Coelho, the GC, trusted Carl’s analysis of the situation, but was concerned with it being a new technology to the North American market, and finding qualified people to install it. Since Pond’s company had experience with PP-R installations, Coelho and Mountain Seas accepted his recommendation.
The mechanical room was finished using 1-inch piping. The room was so small that they could only fit one person in the room (and barely do that once the equipment was in place) at a time. Luckily, the headers could be prefabricated and the final connections were then made inside the room. “The job would have been impossible to do in copper or any other medium,” said Pond.
Pond’s plumber and radiant heat supervisor, Kris Dahlquist, was pleased with the fusion outlets, which quickly and easily take the place of tees. “The fusion outlets allowed for a cleaner, quicker process, and PP-R's modular design was the key to its success.”

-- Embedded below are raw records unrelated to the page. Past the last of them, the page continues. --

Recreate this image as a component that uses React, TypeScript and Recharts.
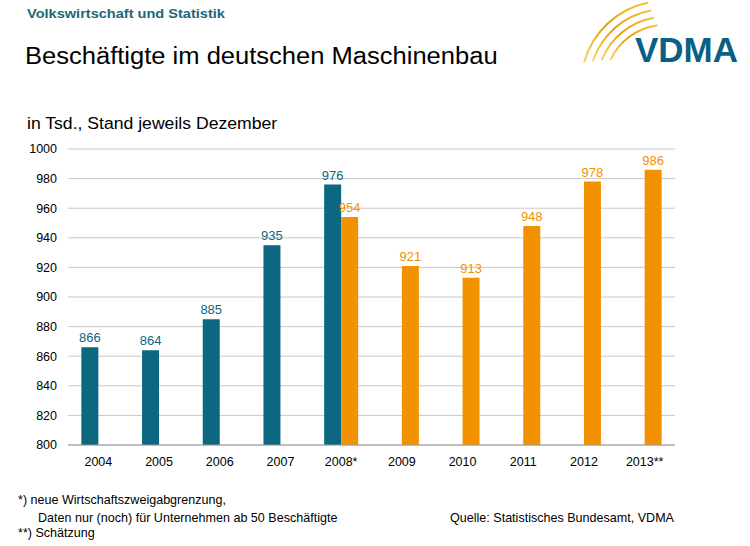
import React from 'react';
import {
  BarChart,
  Bar,
  XAxis,
  YAxis,
  CartesianGrid,
  LabelList,
} from 'recharts';

// Beschäftigte in Tsd., jeweils Dezember
const years = ['2004', '2005', '2006', '2007', '2008*', '2009', '2010', '2011', '2012', '2013**'];
const altAbgrenzung = [866, 864, 885, 935, 976, null, null, null, null, null];
const neuAbgrenzung = [null, null, null, null, 954, 921, 913, 948, 978, 986];
const yTicks = [800, 820, 840, 860, 880, 900, 920, 940, 960, 980, 1000];

const TEAL = '#0b6880';
const ORANGE = '#f39200';

const data = years.map((year, i) => ({
  year,
  alt: altAbgrenzung[i],
  neu: neuAbgrenzung[i],
}));

const font = 'Arial, "Liberation Sans", sans-serif';

const stretched = (sx: number): React.CSSProperties => ({
  transform: `scaleX(${sx})`,
  transformOrigin: 'left top',
  whiteSpace: 'nowrap',
});

const Logo = () => {
  const cx = 95;
  const cy = 85;
  const arcs = [
    { r: 60, a0: 205, a1: 262 },
    { r: 68, a0: 202, a1: 260 },
    { r: 76, a0: 199, a1: 259 },
    { r: 84, a0: 196, a1: 258 },
  ];
  return (
    <svg width={180} height={80} style={{ position: 'absolute', left: 570, top: 0 }}>
      <defs>
        <linearGradient id="gold" x1="0" y1="1" x2="1" y2="0">
          <stop offset="0%" stopColor="#f7d26a" />
          <stop offset="50%" stopColor="#e9a000" />
          <stop offset="100%" stopColor="#f3c340" />
        </linearGradient>
      </defs>
      {arcs.map(({ r, a0, a1 }) => {
        const t0 = (a0 * Math.PI) / 180;
        const t1 = (a1 * Math.PI) / 180;
        const x0 = cx + r * Math.cos(t0);
        const y0 = cy + r * Math.sin(t0);
        const x1 = cx + r * Math.cos(t1);
        const y1 = cy + r * Math.sin(t1);
        return (
          <path
            key={r}
            d={`M${x0},${y0} A${r},${r} 0 0 1 ${x1},${y1}`}
            fill="none"
            stroke="url(#gold)"
            strokeWidth={2}
            strokeLinecap="round"
          />
        );
      })}
      <text x={65} y={62} fontFamily={font} fontWeight={700} fontSize={35} fill="#0a5f84">
        VDMA
      </text>
    </svg>
  );
};

const note: React.CSSProperties = {
  position: 'absolute',
  fontSize: 13.5,
  lineHeight: '15px',
  color: '#000',
  ...stretched(0.93),
};

export default function App() {
  return (
    <div
      style={{
        position: 'absolute',
        left: 0,
        top: 0,
        width: 750,
        height: 546,
        background: '#fff',
        fontFamily: font,
        overflow: 'hidden',
      }}
    >
      <div style={{ position: 'absolute', left: 27, top: 6, fontSize: 13, fontWeight: 700, color: '#1b6874', ...stretched(1.12) }}>
        Volkswirtschaft und Statistik
      </div>
      <div style={{ position: 'absolute', left: 25, top: 43, fontSize: 23, color: '#000', ...stretched(1.11) }}>
        Beschäftigte im deutschen Maschinenbau
      </div>
      <Logo />
      <div style={{ position: 'absolute', left: 27, top: 115, fontSize: 16, color: '#000', ...stretched(1.1) }}>
        in Tsd., Stand jeweils Dezember
      </div>

      <div style={{ position: 'absolute', left: 0, top: 0 }}>
        <BarChart
          width={750}
          height={546}
          data={data}
          margin={{ top: 149, right: 75, bottom: 71, left: 8 }}
          barGap={0}
          barCategoryGap="22%"
        >
          <CartesianGrid vertical={false} stroke="#c8c8c8" />
          <XAxis
            dataKey="year"
            height={30}
            tickLine={false}
            axisLine={{ stroke: '#9a9a9a' }}
            tick={{ fill: '#000', fontSize: 12.5, fontFamily: font }}
            tickMargin={6}
          />
          <YAxis
            width={60}
            domain={[800, 1000]}
            ticks={yTicks}
            axisLine={false}
            tickLine={false}
            tick={{ fill: '#000', fontSize: 12.5, fontFamily: font }}
            tickMargin={5}
          />
          <Bar dataKey="alt" fill={TEAL} isAnimationActive={false}>
            <LabelList dataKey="alt" position="top" fill={TEAL} fontSize={13} fontFamily={font} offset={5} />
          </Bar>
          <Bar dataKey="neu" fill={ORANGE} isAnimationActive={false}>
            <LabelList dataKey="neu" position="top" fill={ORANGE} fontSize={13} fontFamily={font} offset={5} />
          </Bar>
        </BarChart>
      </div>

      <div style={{ ...note, left: 18, top: 492 }}>*) neue Wirtschaftszweigabgrenzung,</div>
      <div style={{ ...note, left: 38, top: 510 }}>Daten nur (noch) für Unternehmen ab 50 Beschäftigte</div>
      <div style={{ ...note, left: 18, top: 525 }}>**) Schätzung</div>
      <div style={{ ...note, left: 450, top: 510 }}>Quelle: Statistisches Bundesamt, VDMA</div>
    </div>
  );
}
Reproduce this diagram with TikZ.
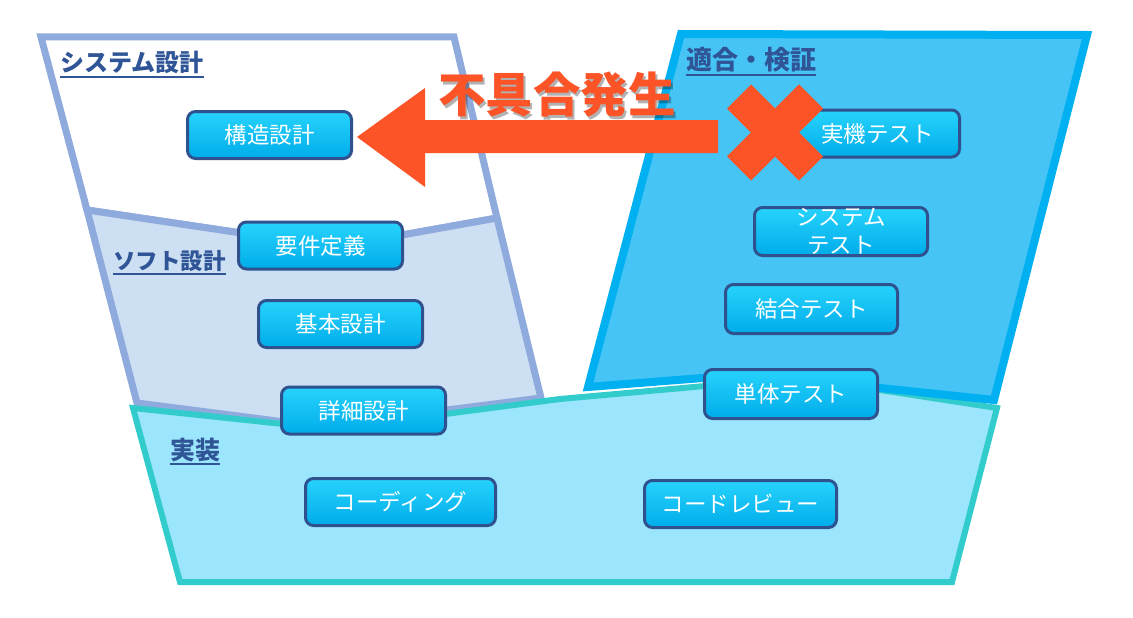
\documentclass[tikz,border=0pt]{standalone}
\usepackage{fontspec}
\setmainfont{Noto Sans CJK JP}
\usetikzlibrary{calc, positioning}

\definecolor{panelline}{HTML}{8FAADC}
\definecolor{softfill}{HTML}{CDE0F3}
\definecolor{implline}{HTML}{33CCCC}
\definecolor{implfill}{HTML}{9BE5FD}
\definecolor{testline}{HTML}{00B0F0}
\definecolor{testfill}{HTML}{45C4F5}
\definecolor{boxline}{HTML}{2F528F}
\definecolor{boxtop}{HTML}{27D3FC}
\definecolor{boxbottom}{HTML}{00ACE9}
\definecolor{labelblue}{HTML}{2F5597}
\definecolor{alert}{HTML}{FC5427}

\begin{document}
\begin{tikzpicture}[x=1pt, y=-1pt,
  stage/.style={draw=boxline, line width=3pt, rounded corners=8pt,
    top color=boxtop, bottom color=boxbottom, text=white,
    font=\fontsize{22.5}{28}\selectfont, inner sep=0pt, align=center,
    minimum width=164pt, minimum height=47pt},
  phasename/.style={text=labelblue, inner sep=0pt, anchor=base west},
  underbar/.style={labelblue, line width=1.6pt},
]
\useasboundingbox (0,0) rectangle (1133,618);

% System design area
\filldraw[draw=panelline, fill=white, line width=7pt]
  (41,37) -- (454,37) -- (497,218) -- (335,247) -- (87,210) -- cycle;
% Software design area
\filldraw[draw=panelline, fill=softfill, line width=7pt]
  (87,210) -- (335,247) -- (497,218) -- (541,398) -- (447,410) -- (285,422) -- (137,403) -- cycle;
% Implementation area
\filldraw[draw=implline, fill=implfill, line width=6pt]
  (133,408) -- (330,429) -- (560,399) -- (705,386) -- (880,390) -- (997,408) -- (952,582) -- (180,582) -- cycle;
% Test area
\filldraw[draw=testline, fill=testfill, line width=8pt]
  (681,34) -- (1087,35) -- (994,400) -- (880,388) -- (703,378) -- (588,387) -- cycle;

% Area names
\node[phasename, font=\fontsize{24}{24}\selectfont\bfseries] (sysname) at (60,72) {システム設計};
\draw[underbar] ($(sysname.base west)+(0,5)$) -- ($(sysname.base east)+(0,5)$);
\node[phasename, font=\fontsize{22.5}{24}\selectfont\bfseries] (softname) at (113,269) {ソフト設計};
\draw[underbar] ($(softname.base west)+(0,5)$) -- ($(softname.base east)+(0,5)$);
\node[phasename, font=\fontsize{25}{24}\selectfont\bfseries] (implname) at (170,459) {実装};
\draw[underbar] ($(implname.base west)+(0,5)$) -- ($(implname.base east)+(0,5)$);
\node[phasename, font=\fontsize{26}{24}\selectfont\bfseries] (testname) at (686,70) {適合・検証};
\draw[underbar] ($(testname.base west)+(0,5)$) -- ($(testname.base east)+(0,5)$);

% Work items
\node[stage] (kozo) at (269.5,135) {構造設計};
\node[stage] (yoken) at (320.5,245.5) {要件定義};
\node[stage] (kihon) at (340.5,324) {基本設計};
\node[stage] (shosai) at (363.5,410.5) {詳細設計};
\node[stage] (jikki) at (877.5,133.5) {実機テスト};
\node[stage, minimum width=173pt, minimum height=48pt] (systest) at (841,231.5) {システム\\テスト};
\node[stage, minimum width=172pt, minimum height=49pt] (ketsugo) at (811.5,309) {結合テスト};
\node[stage, minimum width=173pt, minimum height=49pt] (tantai) at (791,394) {単体テスト};
\node[stage, minimum width=190pt] (coding) at (400.5,502) {コーディング};
\node[stage, minimum width=192pt] (review) at (740.5,504) {コードレビュー};

% Failure arrow back to the structure design
\fill[alert] ($(kozo.east)+(4,2)$) -- ++(68,-49) -- ++(0,32) -- ++(293,0)
  -- ++(0,33) -- ++(-293,0) -- ++(0,34) -- cycle;
\node[text=black, opacity=0.3, font=\fontsize{47.5}{48}\selectfont\bfseries] (failshadow) at (559,98) {不具合発生};
\node[text=alert, font=\fontsize{47.5}{48}\selectfont\bfseries] (fail) at (557,95) {不具合発生};

% Cross mark
\coordinate (cross) at (775,132.5);
\draw[alert, line width=34pt] ($(cross)+(-36,-36)$) -- ($(cross)+(36,36)$);
\draw[alert, line width=34pt] ($(cross)+(-36,36)$) -- ($(cross)+(36,-36)$);
\end{tikzpicture}
\end{document}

Coelho remarked, “I’m not a heating professional, but I was concerned with the newness of the product and the quality of the installation. I don’t know if it is the material or the installers but it went together like a dream. I will use it again if we have qualified installers like Carl Pond.” The piping easily passed inspection and the Park City inspectors were thoroughly impressed with the project.
Potable Piping and Savings Too
In addition to the mechanical room, heating, and snowmelt, PP-R was used for main lines throughout the building for potable water. Over 225 linear feet of 1-in. pipe runs to 15 fixtures including: toilets, sinks, laundry, kitchen, full baths, three men’s and women’s bathrooms, and one common bathroom. Pond said that durability and cost were the main reasons PP-R was specified on the job. According to Coelho, the total mechanical estimate of $112,000 was decreased by 13% by switching from copper to PP-R and approximately a week’s worth of labor was saved.